In an open letter addressing the concerns, McGowan and Egan said they understood “that these fears stem from historical realities of dispossession and exploitation experienced by Aboriginal people since colonisation”.
“We thought it would be good to re-introduce ourselves and share with you our motivations for starting Magpie Goose, and convey some of the business and personal realities we’ve been juggling while running this business,” the letter said.
“We hope in doing this we can build empathy, understanding and trust; and our community’s expectations of us can be realistic and grounded in reality.”
Casey said these were important conversations to have, McGowan and Egan “were not the bad guys”.
“They were actually running a successful enterprise that supported economic opportunities for remote artists,” he said.

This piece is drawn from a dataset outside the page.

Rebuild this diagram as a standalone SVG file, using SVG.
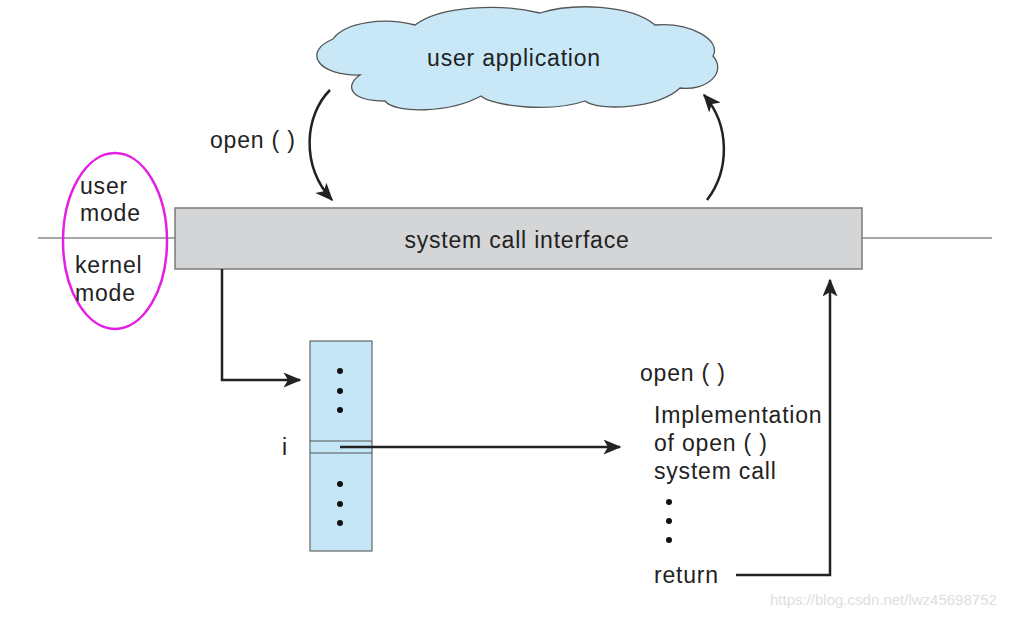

He said that he hoped that entering this next phase of the business would at the very least get for-purpose business owners thinking about their relationship with Aboriginal and Torres Strait Islander people.
“If your business is supporting Aboriginal and Torres Strait Islander people through for example, employment, are you thinking about how you can not only support those in need, but support people through professional development, through business opportunities and through leadership opportunities in an organisation which is structured to help our community?”
“If it starts a conversation and starts people thinking about that and looking at that with a clearer lens, then I think that’s a win.”
The start of something big
Casey said that while the past year had been about learning everything there was to know about the business from McGowan and Egan, they were ready for Magpie Goose to “blow up” in 2021.
“For us, 2021 is about expansion and growth,” he said.
“We want to turn Magpie Goose into an iconic Australian brand, like the Aboriginal version of R.M. Williams.
“So that when people come to Australia, they want to buy a pair of R.M Williams boots, or a Magpie Goose item.”